Stripe’s Michael Cocoman says businesses must take the chance to prepare for SCA while they have it, or risk losing out.
You would be forgiven for missing the arrival of strong customer authentication (SCA) in Europe on 14 September, as it passed with little disruption to online commerce. Thankfully – and similar in ways to Brexit – a cliff-edge has failed to materialise.
For context, SCA is a new form of two-factor authentication that adds an extra layer of security when making payments online. It requires that most online transactions above €30 are verified by at least two identifying factors – for example, a password combined with a biometric factor such as a fingerprint.
More than a month on from its September implementation date, merchants might be wondering what all the fuss was about. Consumers across Europe have continued to shop online as normal, and the vast majority of merchants are unlikely to have seen any meaningful increase in transaction failure rates or cart abandonment.
For now, merchants and consumers alike can thank the European Banking Authority (EBA) for the relative tranquillity of transacting online, as it recently took the decision to allow national regulators to delay the deadline for enforcement of SCA until 31 December 2020.
Fail to prepare, prepare to fail
A 14-month period to focus on SCA migration is good news for online commerce, especially given the high stakes at play for the European economy. If SCA was implemented today, around €57bn would be taken out of the European economy in the next 12 months, and the most vulnerable SMBs would take the largest hit to their revenues.
As many as three in five businesses with less than 100 employees are still unfamiliar with SCA and many have no plans to be compliant any time soon.
‘If SCA was implemented today, around €57bn would be taken out of the European economy in the next 12 months’
While the EBA has stemmed the immediate risk of an e-commerce crisis in Europe, we must now ensure that all businesses are adequately prepared for what will be one of the most radical changes the European online payments landscape has seen. The EBA’s delay should be seen as a warning, not a reprieve.
To be clear on the impact, once SCA is enforced, banks will simply reject all transactions that aren’t properly authenticated. Merchants who are not SCA-ready will lose legitimate revenue because of their failure to make the necessary changes.
The challenges ahead
One way for online merchants to prepare is to integrate 3D Secure 2 (3DS2 – a user-friendly and SCA-compatible authentication method) and activate it dynamically for transactions that fall under the scope of the new regulation. However, the vast majority of European issuing banks have not yet implemented 3DS2 in their systems and will fall back to using the older 3DS1 standard.
According to industry estimates, 3DS1 – which is not optimised for mobile commerce – leads to a drop in conversion rates of 11pc for businesses, and so 3DS2 should certainly not be the only route merchants take to prepare for SCA.
Another option is to optimise for SCA-ready payment methods such as Apple Pay or Google Pay.
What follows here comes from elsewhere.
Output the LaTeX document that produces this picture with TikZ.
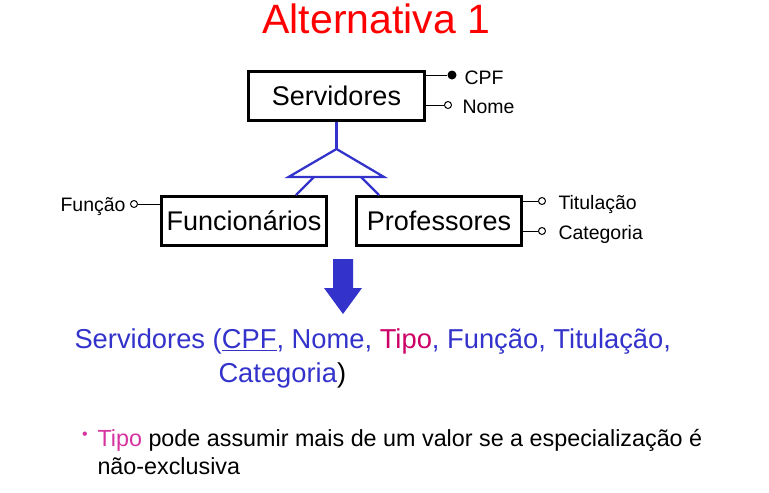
\documentclass[tikz,border=0pt]{standalone}
\usepackage{fontspec}
\setmainfont{Liberation Sans}

\definecolor{erblue}{RGB}{51,51,204}
\definecolor{tipored}{RGB}{204,0,102}
\definecolor{tipopink}{RGB}{214,51,160}
\definecolor{titlered}{RGB}{255,0,0}

\tikzset{every picture/.style={line width=0.75pt}}
\tikzset{
  entity/.style={draw, line width=2.25pt, inner sep=0pt, minimum height=36.75pt, font=\fontsize{20.25}{24}\selectfont},
  attropen/.style={circle, draw, fill=white, inner sep=0pt, minimum size=5.25pt},
  attrkey/.style={circle, fill=black, inner sep=0pt, minimum size=6.75pt},
  attrtext/.style={inner sep=0pt, font=\fontsize{14.6}{17}\selectfont},
  isaline/.style={draw=erblue, line width=1.7pt, line join=miter},
  reltext/.style={inner sep=0pt, text=erblue, font=\fontsize{20.5}{24}\selectfont},
  notetext/.style={inner sep=0pt, font=\fontsize{17.5}{21}\selectfont}
}

\begin{document}
\begin{tikzpicture}[x=0.75pt,y=0.75pt,yscale=-1,xscale=1]
	\useasboundingbox (0,0) rectangle (769,493);

	% Text Node
	\node [inner sep=0pt, text=titlered, anchor=base, font=\fontsize{30.75}{36}\selectfont] (title) at (376.5,33) {Alternativa 1};

	%Shape: Rectangle
	\node [entity, minimum width=132pt] (srv) at (336.5,96) {Servidores};
	%Shape: Rectangle
	\node [entity, minimum width=123.75pt] (func) at (244,221) {Funcionários};
	%Shape: Rectangle
	\node [entity, minimum width=123.75pt] (prof) at (439,221) {Professores};

	%Shape: Circle
	\node [attrkey] (cpf) at (452,75) {};
	\node [attropen] (nome) at (448,105) {};
	\node [attropen] (funcao) at (134,204) {};
	\node [attropen] (titul) at (542,201) {};
	\node [attropen] (categ) at (542,231) {};

	%Straight Lines
	\draw (srv.east |- cpf) -- (cpf);
	\draw (srv.east |- nome) -- (nome.west);
	\draw (func.west |- funcao) -- (funcao.east);
	\draw (prof.east |- titul) -- (titul.west);
	\draw (prof.east |- categ) -- (categ.west);

	% Text Node
	\node [attrtext, anchor=base west] (cpflbl) at (464,84) {CPF};
	\node [attrtext, anchor=base west] (nomelbl) at (462,113) {Nome};
	\node [attrtext, anchor=base east] (funcaolbl) at (126,211) {Função};
	\node [attrtext, anchor=base west] (titullbl) at (558,209) {Titulação};
	\node [attrtext, anchor=base west] (categlbl) at (558,239) {Categoria};

	%Shape: Triangle
	\coordinate (isa) at (336.5,149);
	\coordinate (isaL) at (314,177);
	\coordinate (isaR) at (361,177);
	\draw [isaline] (srv.south) -- (isa);
	\draw [isaline] (isa) -- (288.5,177) -- (384,177) -- cycle;
	\draw [isaline] (isaL) -- (296,0 |- func.north);
	\draw [isaline] (isaR) -- (379,0 |- prof.north);

	%Shape: Down Arrow
	\fill [erblue] (333,259) -- (353,259) -- (353,288) -- (362,288) -- (343,314) -- (324,288) -- (333,288) -- cycle;

	% Text Node
	\node [reltext, anchor=base west] (rel1) at (74,348) {Servidores (\underline{CPF}, Nome, \textcolor{tipored}{Tipo}, Função, Titulação,};
	% Text Node
	\node [reltext, anchor=base west] (rel2) at (218,382) {Categoria\textcolor{black}{)}};

	% Text Node
	\node [inner sep=0pt, text=tipopink, font=\fontsize{12}{14}\selectfont] (bul) at (85,436) {•};
	\node [notetext, anchor=base west] (note1) at (97,446) {\textcolor{tipopink}{Tipo} pode assumir mais de um valor se a especialização é};
	\node [notetext, anchor=base west] (note2) at (97,474) {não-exclusiva};

\end{tikzpicture}
\end{document}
This is a good way to maintain high conversion rates while addressing the SCA requirements through biometric verification. But not every customer has a smartphone and not every issuing bank in Ireland offers Apple Pay or Google Pay.
This leaves merchants with a third optimisation route: avail of exemption and decline strategies.
The regulation never intended all transactions to go through SCA and there are a number of exemptions. For example, charges that are under €30 or recurring charges of the same amount.
It’s important to only trigger SCA where it is required but the difficulty for merchants is that not all issuing banks have the same interpretation of the exemptions. Some will take all exemptions into consideration and others will simply ignore them, leaving it to merchants to unpack an elaborate puzzle of inconsistencies and varying approaches.
It will be critical for merchants to monitor declines in real-time and optimise their set-ups accordingly but, because of the large number of issuing banks in Europe, it will be very difficult for merchants to know exactly what will happen to their declined transactions. Large merchants will likely have to staff teams to monitor and react accordingly, with small merchants forced to analyse their data for weeks to find a clear pattern.
Merchants have the most to lose
If you think this all sounds somewhat complex, you’re not alone. It has certainly been a huge challenge for the industry to prepare for SCA. Regulators, card schemes, issuers, merchants – everyone will be impacted by the new regulatory standards.
In the end, merchants may have the most to lose. They will be judged by their customers for the quality of their payments experience. If paying becomes too complicated – or, worse, if payments fail – customers will make their purchase elsewhere and possibly never come back.
Alarmingly, and despite all of the talk about SCA in recent months, too many online businesses still haven’t heard of it, let alone prepared for the threat it represents to their revenues and the continued functioning of their payments stack. This is the most important issue for the industry to focus on solving in the next 14 months. Otherwise, this much-needed delay will have been for nothing.
Michael Cocoman is Stripe’s head of legal for EMEA and is based in Ireland.